Residual Networks are Exponential Ensembles of Relatively Shallow Networks
Andreas Veit
and
Michael Wilber
and
Serge Belongie
arXiv e-Print archive - 2016 via Local arXiv
Keywords:
cs.CV, cs.AI, cs.LG, cs.NE
First published: 2016/05/20 (8 years ago) Abstract: In this work, we introduce a novel interpretation of residual networks
showing they are exponential ensembles. This observation is supported by a
large-scale lesion study that demonstrates they behave just like ensembles at
test time. Subsequently, we perform an analysis showing these ensembles mostly
consist of networks that are each relatively shallow.
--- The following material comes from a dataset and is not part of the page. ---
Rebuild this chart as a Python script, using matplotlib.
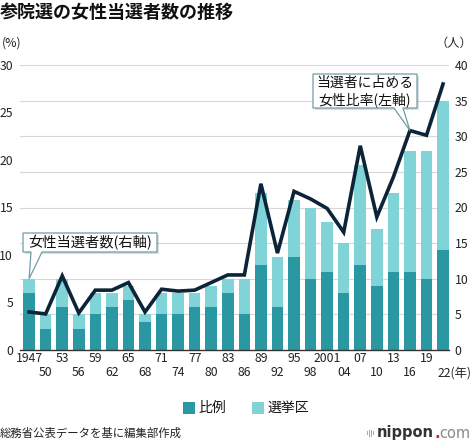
import matplotlib
matplotlib.use("Agg")
import matplotlib.pyplot as plt
import matplotlib.transforms as mtransforms
from matplotlib.patches import Polygon, Rectangle
import numpy as np

plt.rcParams['font.family'] = ['Noto Sans CJK JP', 'DejaVu Sans']

years = ["1947", "50", "53", "56", "59", "62", "65", "68", "71", "74", "77", "80", "83",
         "86", "89", "92", "95", "98", "2001", "04", "07", "10", "13", "16", "19", "22(年)"]
hirei = [8, 3, 6, 3, 5, 6, 7, 4, 5, 5, 6, 6, 8, 5, 12, 6, 13, 10, 11, 8, 12, 9, 11, 11, 10, 14]
total = [10, 5, 10, 5, 8, 8, 9, 5, 8, 8, 8, 9, 10, 10, 22, 13, 21, 20, 18, 15, 26, 17, 22, 28, 28, 35]
senkyoku = [t - h for t, h in zip(total, hirei)]
ratio = [4.0, 3.8, 7.8, 3.9, 6.3, 6.3, 7.1, 4.0, 6.4, 6.2, 6.3, 7.1, 7.9, 7.9, 17.5, 10.2,
         16.7, 15.9, 14.9, 12.4, 21.5, 14.0, 18.2, 23.1, 22.6, 28.0]

DARK = "#2a98a3"
LIGHT = "#80d4d7"
LINE = "#0c2439"

W, H = 474, 445
fig = plt.figure(figsize=(W / 100, H / 100), dpi=100)
fig.patch.set_facecolor("white")
px = mtransforms.Affine2D().scale(1 / W, -1 / H).translate(0, 1) + fig.transFigure

ax = fig.add_axes([20 / W, (H - 350) / H, (449 - 20) / W, (350 - 65) / H])
x = np.arange(len(years))
ax.bar(x, hirei, width=0.7, color=DARK, zorder=2)
ax.bar(x, senkyoku, width=0.7, bottom=hirei, color=LIGHT, zorder=2)
ax.set_ylim(0, 40)
ax.set_xlim(-0.55, len(years) - 1 + 0.36)
ax.set_yticks(range(0, 41, 5))
ax.set_xticks([])
ax.grid(axis='y', color="#d8d8d8", lw=0.8, zorder=0)
for s in ["top", "left", "right"]:
    ax.spines[s].set_visible(False)
ax.spines["bottom"].set_color("#333")
ax.spines["bottom"].set_linewidth(1.0)
ax.spines["bottom"].set_zorder(5)

ax2 = ax.twinx()
ax2.plot(x, ratio, color=LINE, lw=2.6, solid_joinstyle='miter', zorder=4)
ax2.set_ylim(0, 30)
ax2.set_yticks(range(0, 31, 5))
for s in ["top", "left", "right", "bottom"]:
    ax2.spines[s].set_visible(False)

ax.yaxis.set_ticks_position('right')
ax.yaxis.set_label_position('right')
ax2.yaxis.set_ticks_position('left')
ax2.yaxis.set_label_position('left')
ax.tick_params(axis='y', which='both', left=False, labelleft=False, right=False, labelright=True,
               length=0, pad=4, labelsize=8.8, colors="#222")
ax2.tick_params(axis='y', which='both', right=False, labelright=False, left=False, labelleft=True,
                length=0, pad=5, labelsize=8.8, colors="#222")

trans = mtransforms.blended_transform_factory(ax.transData, px)
for i, y in enumerate(years):
    yy = 358 if i % 2 == 0 else 373
    if y.endswith("(年)"):
        ax.text(i - 0.35, yy, y, transform=trans, ha='left', va='center', fontsize=8.8, color="#222")
    else:
        ax.text(i, yy, y, transform=trans, ha='center', va='center', fontsize=8.8, color="#222")

fig.text(0 / W, 1 - 12 / H, "参院選の女性当選者数の推移", fontsize=13, fontweight='bold', va='center', ha='left', color="#111")
fig.text(2 / W, 1 - 43 / H, "(%)", fontsize=8.8, va='center', ha='left', color="#222")
fig.text(472 / W, 1 - 43 / H, "（人）", fontsize=8.8, va='center', ha='right', color="#222")


def callout(box, tail, tip_data, axis, lines, fs):
    x0, y0, x1, y1 = box
    tip = axis.transData.transform(tip_data)
    tipx = tip[0]
    tipy = H - tip[1]
    fig.patches.append(Rectangle((x0 + 2, y1 + 2), x1 - x0, y0 - y1, transform=px,
                                 fc="#00000022", ec='none', zorder=6))
    poly = [(x0, y0), (x1, y0), (x1, y1), (tail[1], y1), (tipx, tipy), (tail[0], y1), (x0, y1)]
    fig.patches.append(Polygon(poly, closed=True, transform=px, fc="white", ec="#6f9ea3",
                               lw=0.9, zorder=7, joinstyle='miter'))
    n = len(lines)
    hgt = (y1 - y0) / n
    for k, t in enumerate(lines):
        fig.text(((x0 + x1) / 2) / W, 1 - (y0 + hgt * (k + 0.5)) / H, t, fontsize=fs,
                 ha='center', va='center', color="#111", zorder=8)


callout((23, 233, 157, 252), (31, 42), (0, total[0]), ax, ["女性当選者数(右軸)"], 10.3)
callout((313, 74, 417, 108), (394, 403), (23, ratio[23]), ax2, ["当選者に占める", "女性比率(左軸)"], 10)

fig.patches.append(Rectangle((183, 402), 12, 12, transform=px, fc=DARK, ec='none'))
fig.text(198 / W, 1 - 408 / H, "比例", fontsize=10, va='center', ha='left', color="#111")
fig.patches.append(Rectangle((252, 402), 12, 12, transform=px, fc=LIGHT, ec='none'))
fig.text(267 / W, 1 - 408 / H, "選挙区", fontsize=10, va='center', ha='left', color="#111")

fig.text(0 / W, 1 - 433 / H, "総務省公表データを基に編集部作成", fontsize=8.2, va='center', ha='left', color="#222")
for dx, hh in [(0, 4), (2, 7), (4, 7), (6, 4)]:
    fig.patches.append(Rectangle((367 + dx, 433 - hh / 2), 1, hh, transform=px, fc="#aaa", ec='none'))
t1 = fig.text(377 / W, 1 - 433 / H, "nippon", fontsize=10.5, va='center', ha='left', color="#333",
              fontweight='bold', family='DejaVu Sans')
fig.canvas.draw()
r = fig.canvas.get_renderer()
bb = t1.get_window_extent(renderer=r)
t2 = fig.text(bb.x1 / W, 1 - 433 / H, ".", fontsize=10.5, va='center', ha='left', color="#d22",
              fontweight='bold', family='DejaVu Sans')
bb2 = t2.get_window_extent(renderer=r)
fig.text(bb2.x1 / W, 1 - 433 / H, "com", fontsize=10.5, va='center', ha='left', color="#888",
         family='DejaVu Sans')

fig.savefig("out.png", dpi=100, facecolor="white")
For example, contrary to
our expectations, most of the gradient in a residual network with 110 layers
comes from an ensemble of very short networks, i.e., only 10-34 layers deep.
This suggests that in addition to describing neural networks in terms of width
and depth, there is a third dimension: multiplicity, the size of the implicit
ensemble. Ultimately, residual networks do not resolve the vanishing gradient
problem by preserving gradient flow throughout the entire depth of the network
- rather, they avoid the problem simply by ensembling many short networks
together. This insight reveals that depth is still an open research question
and invites the exploration of the related notion of multiplicity.